Some NPR guy — Ira Glass, the “This American Life” host — built a whole episode around a phrase that hit me like a kidney punch: “Unprepared for what has already happened.”
Read that again. Not unprepared for what’s coming. Unprepared for what’s already happened.
That’s the cruelest part. The future everyone warned us about showed up while we were still arguing whether it was real. The robots aren’t coming. They’re here. They’ve been here. And most of us are still standing at the station waiting for a train that left three years ago.
The article talks about a researcher at Microsoft named Chris Brockett. Veteran. Decades of experience. The kind of guy who spent years learning something difficult because that’s what you were supposed to do. Then one day he sees an AI program do it all. Just like that. Everything he’d mastered, reduced to a parlor trick for a machine that doesn’t even know it’s performing.
I know that feeling. From the post office. Twelve years sorting mail, learning the routes, knowing which carrier was having a rough week by how they threw their bags. Then they brought in the machines. Not to help us — to replace the knowing. The human part. The part that takes years to build and seconds to discard.
They called it efficiency. They always call it efficiency.
Here’s the thing about expertise that nobody tells you until it’s too late: You’re not building value. You’re building a target.
Every skill you master, every year you put in, every late night learning something hard — it all goes into a bucket. And somewhere in a server farm, there’s an algorithm looking at that bucket, trying to figure out how to empty it faster than you can fill it.
The executives don’t care if the AI does it well. They care if it does it cheap. And “passable” is plenty cheap. Good enough to fire the expensive humans. Good enough to promote the ones who know how to manage the machines instead of doing the work.
That’s the new career path. Stop being valuable for what you know. Start being valuable for what you can make the machines do. The rest of you? The ones who actually got good at something? You’re overhead now.
The article mentions workshops at law firms and government agencies. Educated professionals asking the same question: Is there a place for me?
I could tell them, but they wouldn’t want to hear it.
The place they thought they earned — the one with the title and the salary and the respect that comes from mastery — that place is getting smaller. Every quarter. Every product launch. Every breathless announcement about how the new model is 2x better at reasoning.
The machines don’t feel this. They don’t lie awake at 3 AM wondering if they wasted their twenties getting good at something a server farm can now do between electricity bills. They don’t know what it feels like to watch the floor drop out while everyone around you is applauding the view.
That’s the human part. The fear. The doubt. The slow realization that the rules changed while you were still playing by the old ones.
“Unprepared for what has already happened.”

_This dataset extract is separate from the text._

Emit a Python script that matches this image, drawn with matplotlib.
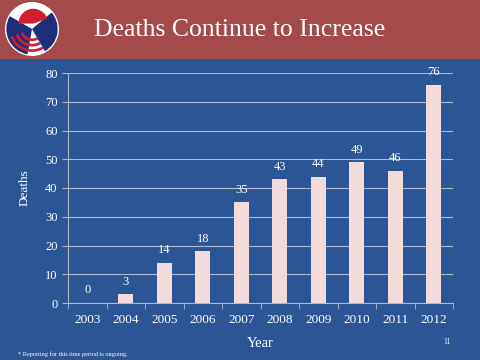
import matplotlib.pyplot as plt
from matplotlib.patches import Rectangle, Circle, Wedge

years = ["2003", "2004", "2005", "2006", "2007", "2008", "2009", "2010", "2011", "2012"]
deaths = [0, 3, 14, 18, 35, 43, 44, 49, 46, 76]
y_ticks = [0, 10, 20, 30, 40, 50, 60, 70, 80]

bg = "#2C5596"
banner = "#A54A4A"
bar_col = "#F2DCDB"
plt.rcParams['font.family'] = ['Liberation Serif', 'DejaVu Serif']

fig = plt.figure(figsize=(4.8, 3.6), dpi=100)
fig.patch.set_facecolor(bg)

# title banner
fig.patches.append(Rectangle((0, 1 - 59 / 360), 1, 59 / 360, transform=fig.transFigure,
                             facecolor=banner, edgecolor="none", zorder=0))
fig.text(0.5, 1 - 30 / 360, "Deaths Continue to Increase", color="white", fontsize=18.5,
         ha="center", va="center")

# rough logo
lax = fig.add_axes([5 / 480, 1 - 56 / 360, 54 / 480, 54 / 360])
lax.set_zorder(5)
lax.set_xlim(-1, 1)
lax.set_ylim(-1, 1)
lax.set_aspect("equal")
lax.axis("off")
lax.add_patch(Circle((0, 0), 1, facecolor="white", edgecolor="none"))
lax.add_patch(Wedge((0, 0), 0.95, -60, 40, facecolor="#1F2E78", edgecolor="none"))
lax.add_patch(Wedge((0, 0), 0.95, 150, 260, facecolor="#1F2E78", edgecolor="none"))
for r in [0.85, 0.65, 0.45]:
    lax.add_patch(Wedge((0, 0), r, 200, 300, width=0.1, facecolor="#D02030", edgecolor="none"))
lax.add_patch(Wedge((0.05, 0.2), 0.55, 20, 180, facecolor="#D02030", edgecolor="none"))

ax = fig.add_axes([68 / 480, 1 - 303 / 360, 385 / 480, 230 / 360])
ax.set_zorder(3)
ax.set_facecolor(bg)
x = range(len(years))
bars = ax.bar(x, deaths, width=0.4, color=bar_col, zorder=3)
for xi, v in zip(x, deaths):
    ax.text(xi, v + 2.3, str(v), color="white", ha="center", va="bottom", fontsize=9)

ax.set_xlim(-0.5, len(years) - 0.5)
ax.set_ylim(0, 80)
ax.set_yticks(y_ticks)
ax.set_xticks(list(x))
ax.set_xticklabels(years)
ax.set_xticks([i - 0.5 for i in range(len(years) + 1)], minor=True)
ax.tick_params(axis="x", which="major", length=0, colors="white", labelsize=9.5, pad=8)
ax.tick_params(axis="x", which="minor", length=4, color="#B0B8CC")
ax.tick_params(axis="y", length=4, color="#B0B8CC", colors="white", labelsize=9)
ax.grid(axis="y", color="#B0B8CC", linewidth=0.8, zorder=0)
for s in ["top", "right"]:
    ax.spines[s].set_visible(False)
ax.spines["left"].set_color("#B0B8CC")
ax.spines["bottom"].set_color("#B0B8CC")
ax.set_ylabel("Deaths", color="white", fontsize=9.5, labelpad=10)
ax.set_xlabel("Year", color="white", fontsize=10.5, labelpad=8)

fig.text(18 / 480, 1 - 354 / 360, "* Reporting for this time period is ongoing.", color="white",
         fontsize=4.5, ha="left", va="center")
fig.text(447 / 480, 1 - 342 / 360, "11", color="white", fontsize=5.5, ha="center", va="center")

fig.savefig("out.png", dpi=100, facecolor=bg)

I stared at the empty glass. The bourbon was gone, but the burn lingered — the same burn, I imagine, that Chris Brockett felt watching that AI do his life’s work. The same one those lawyers feel, sitting in their workshops, asking questions nobody wants to answer.
It’s not a good burn. Not the satisfying kind that reminds you you’re alive.
It’s the kind that tells you something’s ending. And there’s no refill for that.